Good Reason

It's okay to be wrong. It's not okay to stay wrong.

Is it better to be right or happy?

Oldest Boy’s school diary has some suggestions for a successful year. Some are uncontroversial, like smiling at people and getting to school on time. But one of the suggestions got me thinking.

It is more important to be happy than right.

Is that so?

Most of the time, there’s no conflict. I feel happy when I’m found to be right, don’t you? And believing wrong things tends to lead to unhappiness. Sure, people can be happy with false beliefs for their entire lives. But I’d guess that knowing what’s right would be more conducive to happiness. Your world-view will match reality a bit better, and there’s less cognitive dissonance.

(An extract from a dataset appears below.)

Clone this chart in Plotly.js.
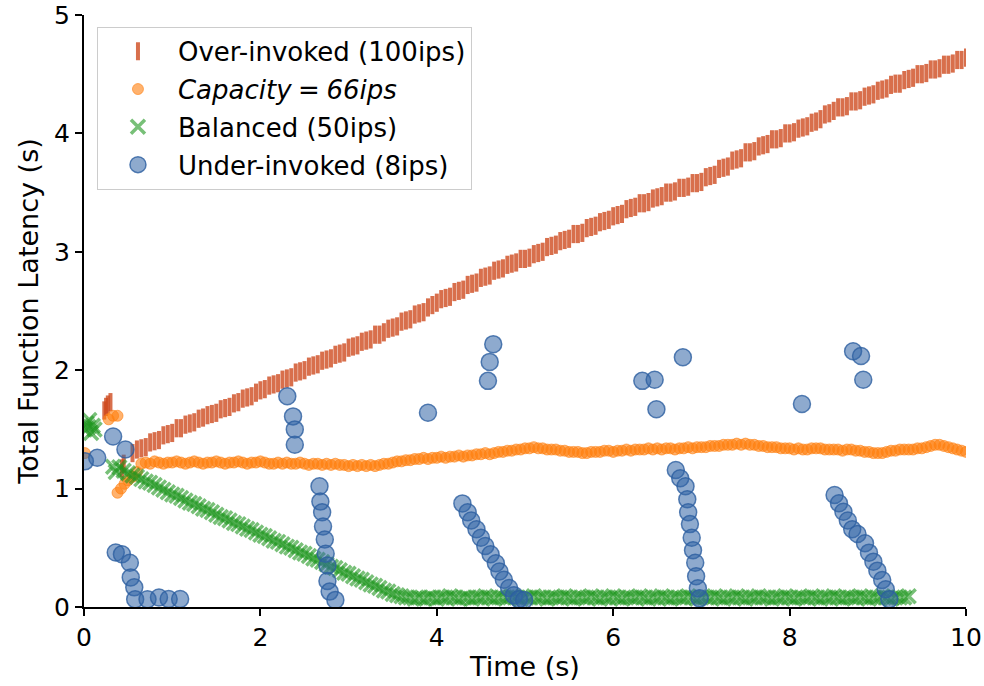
<!DOCTYPE html>
<html>
<head>
<meta charset="utf-8">
<script src="https://cdn.plot.ly/plotly-3.0.1.min.js"></script>
<style>html,body{margin:0;padding:0;background:#fff;}#chart{width:984px;height:686px;}</style>
</head>
<body>
<div id="chart"></div>
<script>
// Shared sampling times (s) for the dense series
const time = [
0.45,0.5,0.55,0.6,0.65,0.7,0.75,0.8,0.85,0.9,
0.95,1,1.05,1.1,1.15,1.2,1.25,1.3,1.35,1.4,
1.45,1.5,1.55,1.6,1.65,1.7,1.75,1.8,1.85,1.9,
1.95,2,2.05,2.1,2.15,2.2,2.25,2.3,2.35,2.4,
2.45,2.5,2.55,2.6,2.65,2.7,2.75,2.8,2.85,2.9,
2.95,3,3.05,3.1,3.15,3.2,3.25,3.3,3.35,3.4,
3.45,3.5,3.55,3.6,3.65,3.7,3.75,3.8,3.85,3.9,
3.95,4,4.05,4.1,4.15,4.2,4.25,4.3,4.35,4.4,
4.45,4.5,4.55,4.6,4.65,4.7,4.75,4.8,4.85,4.9,
4.95,5,5.05,5.1,5.15,5.2,5.25,5.3,5.35,5.4,
5.45,5.5,5.55,5.6,5.65,5.7,5.75,5.8,5.85,5.9,
5.95,6,6.05,6.1,6.15,6.2,6.25,6.3,6.35,6.4,
6.45,6.5,6.55,6.6,6.65,6.7,6.75,6.8,6.85,6.9,
6.95,7,7.05,7.1,7.15,7.2,7.25,7.3,7.35,7.4,
7.45,7.5,7.55,7.6,7.65,7.7,7.75,7.8,7.85,7.9,
7.95,8,8.05,8.1,8.15,8.2,8.25,8.3,8.35,8.4,
8.45,8.5,8.55,8.6,8.65,8.7,8.75,8.8,8.85,8.9,
8.95,9,9.05,9.1,9.15,9.2,9.25,9.3,9.35,9.4,
9.45,9.5,9.55,9.6,9.65,9.7,9.75,9.8,9.85,9.9,
9.95,10];

// Over-invoked (100ips) latency
const overY = [
null,null,1.30,1.33,1.34,1.35,1.39,1.40,1.41,1.45,
1.46,1.47,1.51,1.51,1.54,1.55,1.56,1.59,1.60,1.62,
1.63,1.64,1.67,1.68,1.69,1.72,1.73,1.76,1.77,1.78,
1.81,1.83,1.84,1.87,1.88,1.89,1.92,1.93,1.94,1.98,
1.99,2.00,2.03,2.04,2.05,2.08,2.09,2.10,2.13,2.14,
2.15,2.19,2.20,2.21,2.24,2.25,2.26,2.30,2.30,2.32,
2.35,2.36,2.37,2.41,2.42,2.43,2.47,2.48,2.49,2.53,
2.55,2.57,2.60,2.61,2.62,2.66,2.67,2.68,2.72,2.73,
2.74,2.78,2.79,2.80,2.84,2.85,2.86,2.89,2.90,2.91,
2.94,2.94,2.95,2.98,2.99,3.00,3.04,3.05,3.06,3.09,
3.10,3.11,3.15,3.15,3.16,3.20,3.21,3.22,3.25,3.26,
3.27,3.30,3.31,3.32,3.36,3.37,3.38,3.41,3.41,3.42,
3.45,3.46,3.47,3.50,3.50,3.51,3.54,3.54,3.55,3.58,
3.58,3.59,3.63,3.64,3.65,3.70,3.71,3.72,3.77,3.78,
3.79,3.84,3.84,3.85,3.89,3.90,3.91,3.95,3.95,3.96,
4.00,4.00,4.01,4.04,4.05,4.06,4.09,4.10,4.12,4.16,
4.17,4.19,4.22,4.22,4.23,4.27,4.27,4.28,4.31,4.32,
4.33,4.36,4.37,4.38,4.41,4.42,4.42,4.45,4.46,4.47,
4.50,4.50,4.51,4.54,4.54,4.55,4.58,4.58,4.59,4.62,
4.62,4.64];
const overEarlyX = [0.23,0.25,0.27,0.30,0.43,0.45];
const overEarlyY = [1.66,1.69,1.71,1.73,1.17,1.21];

// Capacity = 66ips latency
const capY = [
null,null,null,null,1.21,1.22,1.21,1.23,1.22,1.21,
1.22,1.22,1.23,1.22,1.21,1.22,1.23,1.22,1.21,1.22,
1.22,1.23,1.22,1.21,1.22,1.22,1.23,1.22,1.21,1.22,
1.22,1.23,1.22,1.21,1.21,1.22,1.21,1.22,1.21,1.21,
1.22,1.21,1.20,1.21,1.21,1.20,1.21,1.20,1.21,1.20,
1.20,1.19,1.20,1.19,1.20,1.19,1.20,1.19,1.20,1.21,
1.21,1.22,1.23,1.23,1.24,1.24,1.25,1.25,1.26,1.25,
1.26,1.26,1.27,1.26,1.27,1.27,1.28,1.27,1.28,1.28,
1.29,1.29,1.30,1.29,1.30,1.31,1.31,1.32,1.32,1.33,
1.33,1.34,1.34,1.35,1.34,1.34,1.33,1.33,1.33,1.32,
1.32,1.31,1.31,1.31,1.30,1.30,1.31,1.31,1.31,1.32,
1.32,1.31,1.32,1.32,1.33,1.32,1.33,1.33,1.33,1.34,
1.33,1.34,1.33,1.34,1.34,1.33,1.34,1.34,1.35,1.34,
1.35,1.35,1.35,1.36,1.36,1.36,1.37,1.37,1.37,1.38,
1.37,1.38,1.37,1.37,1.36,1.36,1.35,1.35,1.35,1.34,
1.34,1.34,1.33,1.34,1.33,1.33,1.34,1.34,1.34,1.33,
1.33,1.33,1.33,1.32,1.33,1.33,1.32,1.32,1.31,1.31,
1.30,1.30,1.30,1.31,1.32,1.32,1.33,1.33,1.33,1.33,
1.34,1.34,1.35,1.36,1.37,1.37,1.36,1.35,1.34,1.33,
1.32,1.31];
const capEarlyX = [0.01,0.28,0.33,0.38,0.38,0.42,0.46,0.50,0.55,0.60];
const capEarlyY = [1.30,1.585,1.615,1.615,0.965,1.00,1.04,1.07,1.10,1.14];

// Balanced (50ips) latency
const balY = [
1.15,1.13,1.11,1.10,1.08,1.06,1.05,1.03,1.01,0.99,
0.97,0.95,0.94,0.92,0.90,0.88,0.87,0.85,0.83,0.82,
0.80,0.78,0.76,0.75,0.73,0.71,0.70,0.68,0.66,0.65,
0.63,0.61,0.60,0.58,0.56,0.55,0.53,0.51,0.50,0.48,
0.46,0.45,0.43,0.41,0.40,0.38,0.36,0.34,0.33,0.31,
0.29,0.28,0.26,0.24,0.23,0.21,0.19,0.18,0.16,0.14,
0.13,0.11,0.10,0.09,0.08,0.08,0.07,0.08,0.07,0.08,
0.08,0.07,0.08,0.08,0.09,0.08,0.07,0.08,0.08,0.07,
0.08,0.08,0.09,0.08,0.07,0.08,0.08,0.08,0.09,0.08,
0.07,0.08,0.08,0.09,0.08,0.08,0.07,0.08,0.08,0.08,
0.09,0.08,0.07,0.08,0.08,0.08,0.09,0.08,0.07,0.08,
0.08,0.09,0.08,0.07,0.08,0.08,0.08,0.09,0.08,0.07,
0.08,0.08,0.09,0.08,0.07,0.08,0.08,0.08,0.09,0.08,
0.07,0.08,0.08,0.08,0.09,0.08,0.07,0.08,0.08,0.09,
0.08,0.07,0.08,0.08,0.09,0.08,0.08,0.07,0.08,0.08,
0.09,0.08,0.07,0.08,0.08,0.08,0.09,0.08,0.07,0.08,
0.08,0.09,0.08,0.07,0.08,0.08,0.08,0.09,0.08,0.07,
0.08,0.08,0.09,0.08,0.07,0.08,0.08,0.08,0.09,null,
null,null,null,null,null,null,null,null,null,null,
null,null];
const balEarlyX = [0.01,0.03,0.05,0.06,0.08,0.10,0.12,0.33,0.36,0.40];
const balEarlyY = [1.50,1.55,1.52,1.58,1.47,1.53,1.50,1.185,1.14,1.18];

// Under-invoked (8ips) latency
const underX = [0.01,0.15,0.33,0.47,0.36,0.43,0.52,0.53,0.57,0.58,0.72,0.85,0.96,1.09,
2.305,2.37,2.39,2.39,2.67,2.68,2.70,2.71,2.73,2.74,2.76,2.76,2.785,2.85,3.90,
4.64,4.60,4.58,4.29,4.35,4.39,4.45,4.50,4.55,4.61,4.67,4.71,4.76,4.82,4.875,4.93,4.99,
6.33,6.47,6.49,6.79,6.71,6.76,6.82,6.84,6.85,6.87,6.89,6.905,6.93,6.94,6.96,6.98,
8.14,8.72,8.81,8.835,8.51,8.56,8.61,8.66,8.71,8.77,8.855,8.90,8.95,8.995,9.05,9.09,9.13];
const underY = [1.23,1.26,1.44,1.33,0.46,0.445,0.374,0.25,0.166,0.065,0.065,0.08,0.068,0.068,
1.78,1.61,1.50,1.37,1.02,0.89,0.80,0.68,0.57,0.45,0.35,0.22,0.13,0.06,1.64,
2.22,2.07,1.91,0.875,0.80,0.73,0.656,0.585,0.515,0.445,0.37,0.30,0.23,0.16,0.10,0.065,0.06,
1.91,1.92,1.67,2.11,1.157,1.087,1.02,0.91,0.80,0.70,0.585,0.48,0.374,0.26,0.158,0.073,
1.715,2.16,2.12,1.92,0.946,0.876,0.805,0.73,0.656,0.617,0.538,0.459,0.383,0.307,0.228,0.15,0.065];

const seriesNames = ['Over-invoked (100ips)', '<i>Capacity</i>\u2005=\u2005<i>66ips</i>', 'Balanced (50ips)', 'Under-invoked (8ips)'];

const redC = 'rgba(205,70,25,0.78)';
const orC = 'rgba(255,127,14,0.6)';
const grC = 'rgba(30,150,30,0.6)';
const blFill = 'rgba(50,100,165,0.55)';
const blEdge = 'rgba(45,95,160,0.8)';

const redMarker = {symbol:'line-ns', size:13, line:{width:4, color:redC}};
const orMarker = {symbol:'circle', size:11, color:orC, line:{width:1, color:'rgba(255,127,14,0.6)'}};
const grMarker = {symbol:'x-thin', size:14, line:{width:3.5, color:grC}};
const blMarker = {symbol:'circle', size:17, color:blFill, line:{width:1.5, color:blEdge}};

const traces = [
  {x:time, y:overY, type:'scatter', mode:'markers', name:seriesNames[0], marker:redMarker, legendgroup:'g1'},
  {x:overEarlyX, y:overEarlyY, type:'scatter', mode:'markers', marker:redMarker, showlegend:false, legendgroup:'g1'},
  {x:time, y:capY, type:'scatter', mode:'markers', name:seriesNames[1], marker:orMarker, legendgroup:'g2'},
  {x:capEarlyX, y:capEarlyY, type:'scatter', mode:'markers', marker:orMarker, showlegend:false, legendgroup:'g2'},
  {x:time, y:balY, type:'scatter', mode:'markers', name:seriesNames[2], marker:grMarker, legendgroup:'g3'},
  {x:balEarlyX, y:balEarlyY, type:'scatter', mode:'markers', marker:grMarker, showlegend:false, legendgroup:'g3'},
  {x:underX, y:underY, type:'scatter', mode:'markers', name:seriesNames[3], marker:blMarker, legendgroup:'g4'}
];

const tickFont = {family:'DejaVu Sans, sans-serif', size:25, color:'#000'};
const titleFont = {family:'DejaVu Sans, sans-serif', size:27, color:'#000'};
const legendFont = {family:'DejaVu Sans, sans-serif', size:26, color:'#000'};

const layout = {
  width:984, height:686,
  margin:{l:84, r:18, t:15, b:79},
  paper_bgcolor:'#fff', plot_bgcolor:'#fff',
  font:tickFont,
  showlegend:true,
  xaxis:{range:[0,10], tickvals:[0,2,4,6,8,10], showline:true, linecolor:'#000', linewidth:2,
         ticks:'outside', ticklen:7, tickwidth:2, tickcolor:'#000', showgrid:false, zeroline:false,
         tickfont:tickFont, title:{text:'Time (s)', font:titleFont, standoff:6}},
  yaxis:{range:[0,5], tickvals:[0,1,2,3,4,5], showline:true, linecolor:'#000', linewidth:2,
         ticks:'outside', ticklen:7, tickwidth:2, tickcolor:'#000', showgrid:false, zeroline:false,
         tickfont:tickFont, title:{text:'Total Function Latency (s)', font:titleFont, standoff:8}},
  legend:{x:0.0147, y:0.98, xanchor:'left', yanchor:'top', bgcolor:'rgba(255,255,255,0.85)',
          bordercolor:'#cccccc', borderwidth:1, font:legendFont, itemwidth:70,
          traceorder:'grouped', tracegroupgap:1}
};

Plotly.newPlot('chart', traces, layout, {displayModeBar:false, staticPlot:true});
</script>
</body>
</html>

On the other hand, lately I’m equally happy being shown where I’m wrong. Then I don’t have to believe those wrong things anymore! And when you ‘have to be right’, then ego gets into it, you start defending territory instead of conducting honest inquiry, and you’re very unlikely to find out anything new. No thanks. Show me where I’m factually wrong, and I’ll thank you.

Maybe “being right” means two separate things:

1) Being ‘proven right’ in a discussion. This I don’t care much about, though it’s nice. I’d rather be the kind of person who cares what is right, rather than who is right. If this is the definition, maybe Oldest Boy’s book has a point. Let’s leave this aside.

2) Knowing what’s really going on, as close as we can get.

This second sense of ‘being right’ is, I’d say, more important than being happy. Like I say, usually there’s no conflict. But if there were, I’d want to know what’s true and be miserable.

Lots of people in the USA believed wrong things — that Saddam Hussein was responsible for 9/11, that invading Iraq was a good idea, that Bush was a good president who deserved a second term. They’re pretty happy in their safe houses. They still send emails round to each other about freedom and so on. But they were wrong. And with their false beliefs, they have happily created hell on earth for a lot of people. That kind of happiness looks self-serving and empty to me.

I was pretty happy in my religion of origin. I believed some ideas that are demonstrably false. I could have done so happily (mostly) for the rest of my life, believing that I would live again with my family after I died. But then I would have spent my life in the service of a story, with someone else getting all that tithing money, and no eternity at the end of it. I’ve given up on those stories now, and that was painful. It kind of sucks thinking I’m just going to die someday. But if that’s true, I’d rather know it, and live my life by sound principles.

Is self-deception happiness? Is ignorance bliss? Reality, though tinged with sadness, is all the happiness I need.

1 Comment

  1. I think it’s early gender indoctrination – possibly a female teacher ensuring the boys in her class learn their place at an early age? It reminds me of a friend of mine who apparently made an agreement with his wife that she could always be right and he could do what he wanted. I think you’re right to be concerned.